A genuine barber shop
By Tom Poland
My great-uncle cut my hair when I was growing up in Lincolnton, Ga.
That would be Waymon Walker, Granddad’s brother. Walker’s Barbershop of white concrete blocks stood on the corner of Highway 378 and Main and stands still, though forest green now.
To this day I see Uncle Waymon working his straight razor on a leather strop. I see too colorful and fragrant bottles of tonic lined against the mirror.
I was just a little shaver when Uncle Waymon put the shaver to me. I sat on a plank that rested across the arms of the red leather chair that looked like a throne for Santa Claus.
As I outgrew that plank, working the foot pedal made the chair rise, bringing my little boy’s head within reach of electric clippers, scissors, and a straight razor. I sported a short, neat look.
We all did until four guys from Liverpool sent their music across the Atlantic. After that, I attempted to grow my hair long but Dad took me to Uncle Waymon’s and issued a curt order. “Cut it all off.”
Cut it off he did. I ran my hand across the nape of my neck. Lord have Mercy. The stubble felt like sandpaper. Despite that experience, each time I stepped into that old barbershop reverence overtook me. Important people came there. You might see the mayor, a policeman, or a teacher or coach. It was a place of sacrifice. You parted ways with your self. The evidence lay upon the floor.
It was a place of indelible images. A man who worked alongside Uncle Waymon looked like a character straight out of “The Andy Griffith Show,” straight out of Mayberry. He had oily slicked-back hair, a Clark Gable-like moustache, and was lean, wiry, and rodent-like. Harold was his name. Seems there was a third chair but its barber failed to impress me. Speaks volumes for what we fail to recall is as important as what we remember.

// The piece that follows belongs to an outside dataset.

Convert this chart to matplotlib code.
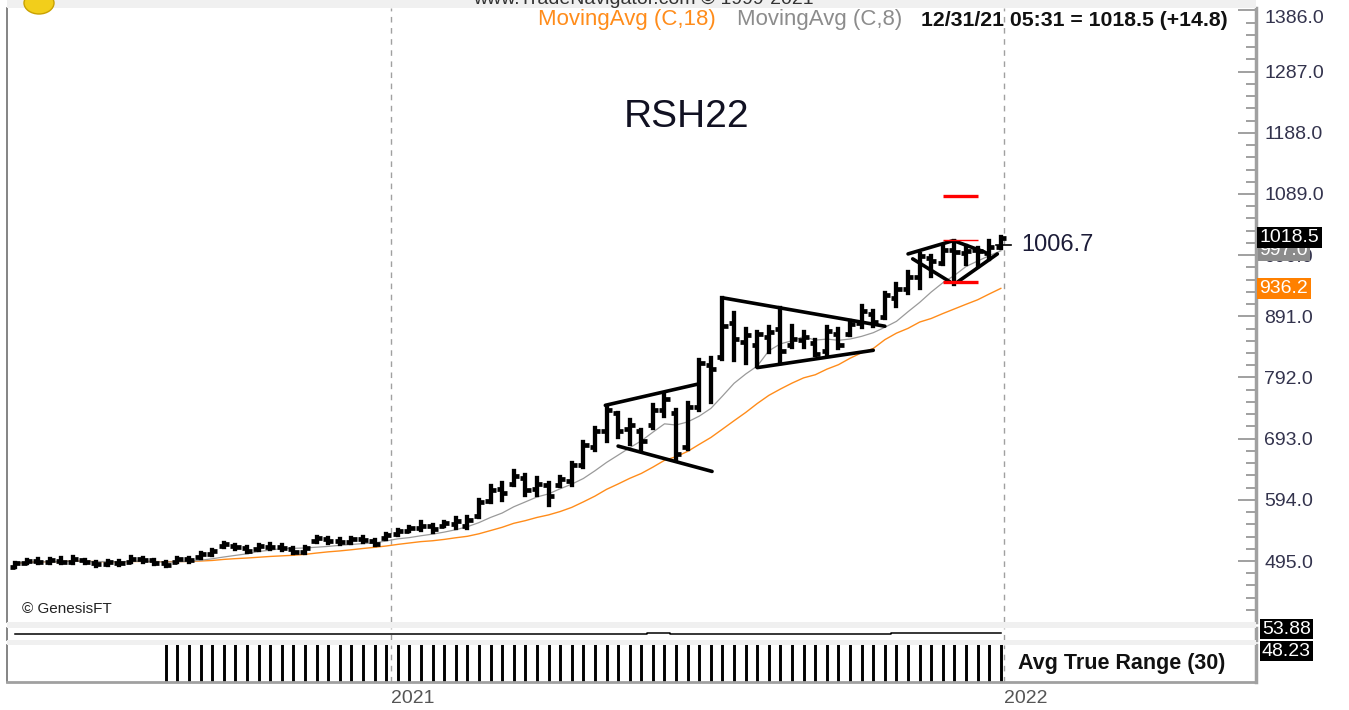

Walker’s Barbershop didn’t have a barber’s pole. The pole, you know, carries over from the days when barbers performed medical procedures. The white and red stripes represent bandages and blood. The blue stripe represents veins. Get your ears lowered and a wart removed in one fell swoop.
Things sure did change. Hard to find a genuine barbershop these days, though some linger in small towns. Here in the city, I went to a place that promised haircuts like in the old days. Once was enough. The women dressed like Hooters’ girls and TVs flashed hockey games wherever I looked. No thanks. I’m from the South.
These days a woman cuts my hair as I sit amid puffy-lipped women stationed beneath noisy contraptions. They read People magazine and some have foil plastered across their heads with strands of hair poking out holes. I never saw a woman in one of Uncle Waymon’s chairs. Not once. Something I never see today? Straight razors. Regulated away. Too risky thanks to the rise of blood-borne diseases.
No one oils or powders my hair these days, but there was a time when hair tonics, powder, and such had me smelling like some dandy who had just stepped out of a big city cathouse.
Well, once more I’d love to step through the shop’s white-framed door and smell hair tonic.
And I’d love to see Uncle Waymon working that razor on that strop … a whispery “slap, slap, slap” it went, but then it, and I, went for good, and there’s no hope for a reunion for I find myself in a gilded age of electrolysis, purple hair, and lips that look as if a swarm of yellowjackets stung them en masse. Without doubt, these things would shock Uncle Waymon and his patrons in that elusive, vanished place of few frills I call yesteryear.